Tloc tloc tloc

Lembro-me agora (e recorrentemente) de uma crônica de Drummond.

Na crônica, ele precisava escrever algo para publicar no jornal.

Mas as ideias não apareciam. O texto não fluía. Tentava se concentrar, se desesperava, e nada.

Quanto mais insistia, mais disperso ficava. E na dispersão, acabava reparando no movimento da rua (será que morava em apartamento?).

E uma garota passou a chamar-lhe a atenção: usava tamanquinhos.
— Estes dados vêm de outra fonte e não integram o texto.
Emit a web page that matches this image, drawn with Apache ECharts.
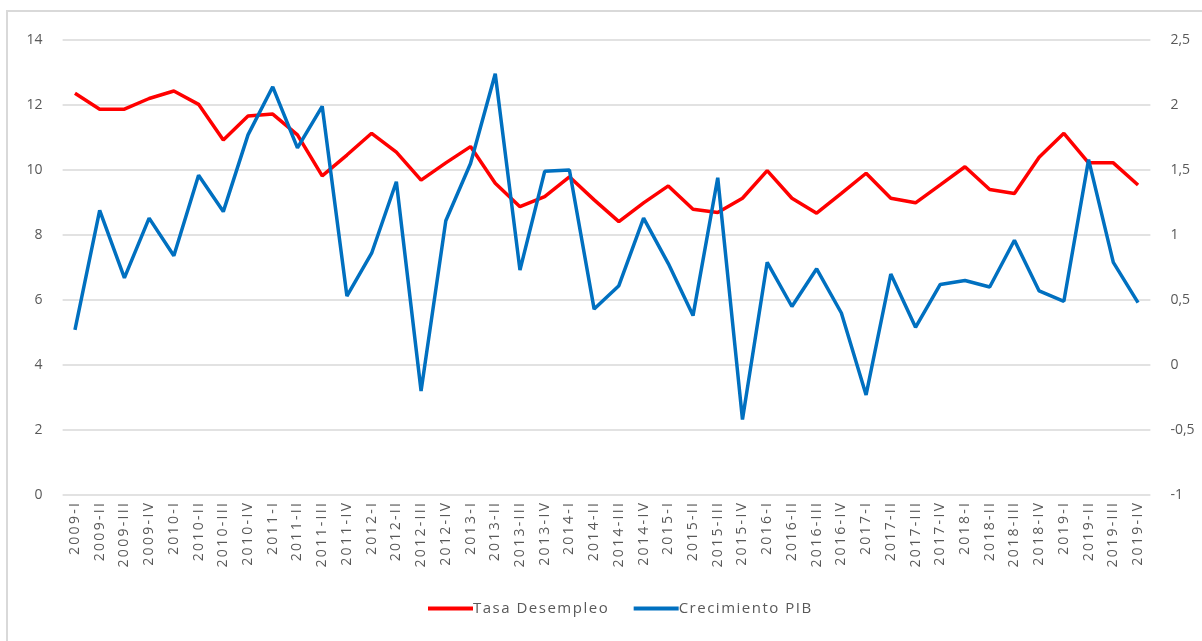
<!DOCTYPE html>
<html>
<head>
<meta charset="utf-8">
<script src="https://cdn.jsdelivr.net/npm/echarts@6/dist/echarts.min.js"></script>
<style>
  html, body { margin: 0; padding: 0; background: #fff; }
  #chart { width: 1202px; height: 641px; }
</style>
</head>
<body>
<div id="chart"></div>
<script>
const years = ['2009', '2010', '2011', '2012', '2013', '2014', '2015', '2016', '2017', '2018', '2019'];
const quarters = ['I', 'II', 'III', 'IV'];
const categories = [];
years.forEach(y => quarters.forEach(q => categories.push(y + '-' + q)));

const desempleo = [
  12.36, 11.87, 11.87, 12.2, 12.43, 12.02, 10.92, 11.66, 11.72, 11.08, 9.82, 10.46,
  11.13, 10.55, 9.69, 10.22, 10.72, 9.59, 8.87, 9.18, 9.79, 9.08, 8.41, 8.99,
  9.51, 8.79, 8.69, 9.13, 9.98, 9.13, 8.67, 9.28, 9.9, 9.13, 8.99, 9.54,
  10.1, 9.4, 9.28, 10.39, 11.13, 10.22, 10.22, 9.54
];
const pib = [
  0.27, 1.19, 0.67, 1.13, 0.84, 1.46, 1.18, 1.77, 2.14, 1.67, 1.99, 0.53,
  0.86, 1.41, -0.2, 1.11, 1.55, 2.24, 0.73, 1.49, 1.5, 0.43, 0.61, 1.13,
  0.78, 0.38, 1.44, -0.42, 0.79, 0.45, 0.74, 0.4, -0.23, 0.7, 0.29, 0.62,
  0.65, 0.6, 0.96, 0.57, 0.49, 1.58, 0.79, 0.48
];

const textColor = '#595959';
const font = 'Open Sans';

// the original text is drawn with loose letter spacing
const spaced = (s, gap) => s.split('').join(gap);

const chart = echarts.init(document.getElementById('chart'));
chart.setOption({
  animation: false,
  graphic: [
    { type: 'polyline', shape: { points: [[7, 641], [7, 11], [1202, 11]] },
      style: { stroke: '#d9d9d9', lineWidth: 2, fill: null } }
  ],
  grid: { left: 62.6, right: 51.6, top: 40, bottom: 146 },
  legend: {
    top: 596,
    left: 423,
    itemWidth: 45,
    itemHeight: 4,
    itemGap: 26,
    icon: 'rect',
    textStyle: { color: textColor, fontSize: 15, fontFamily: font, padding: [0, 0, 0, -5] },
    formatter: name => spaced(name, '\u200A'),
    data: ['Tasa Desempleo', 'Crecimiento PIB']
  },
  xAxis: {
    type: 'category',
    data: categories,
    boundaryGap: true,
    axisLine: { show: false },
    axisTick: { show: false },
    axisLabel: {
      rotate: 90, interval: 0, color: textColor, fontSize: 14, fontFamily: font, margin: 8,
      formatter: v => spaced(v, '\u2009')
    }
  },
  yAxis: [
    {
      type: 'value', min: 0, max: 14, interval: 2,
      axisLine: { show: false }, axisTick: { show: false },
      axisLabel: { color: textColor, fontSize: 14, fontFamily: font, margin: 20 },
      splitLine: { lineStyle: { color: '#d9d9d9', width: 1.5 } }
    },
    {
      type: 'value', min: -1, max: 2.5, interval: 0.5,
      axisLine: { show: false }, axisTick: { show: false },
      axisLabel: {
        color: textColor, fontSize: 14, fontFamily: font, margin: 20,
        formatter: v => String(v).replace('.', ',')
      },
      splitLine: { show: false }
    }
  ],
  series: [
    {
      name: 'Tasa Desempleo', type: 'line', yAxisIndex: 0,
      data: desempleo, showSymbol: false, symbol: 'none',
      itemStyle: { color: '#ff0000' },
      lineStyle: { color: '#ff0000', width: 3.5 }
    },
    {
      name: 'Crecimiento PIB', type: 'line', yAxisIndex: 1,
      data: pib, showSymbol: false, symbol: 'none',
      itemStyle: { color: '#0070c0' },
      lineStyle: { color: '#0070c0', width: 3.5 }
    }
  ]
});
</script>
</body>
</html>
E passeava tranquilamente na rua, meio que desfilando.

Nada de surgirem as ideias para a crônica. E a garota desfilando com os seus tamancos marcando o passo: tloc tloc tloc.

E o desespero crescendo. E a garota desfilando tloc tloc tloc (será que estava de paquera? parece ser um bom motivo para desfilar um “look” modernoso, com tamancos ruidosos, e provavelmente chamativos, coloridos talvez).

E nada de texto, enredo, leitmotiv, drama, comédia, e essas coisas. e a garota desfilando tloc tloc tloc.

Não sei, mas parece que Drummond via inocência na garota (tomara), mas desfilar assim, por horas a fio, é estranho?

Ou será que o tempo se arrastava por conta da angústia do poeta/cronista?

Será?

Pode ser.

O fato é que a crônica saiu. Diferente. Leve.

Falta de assunto também é assunto, às vezes.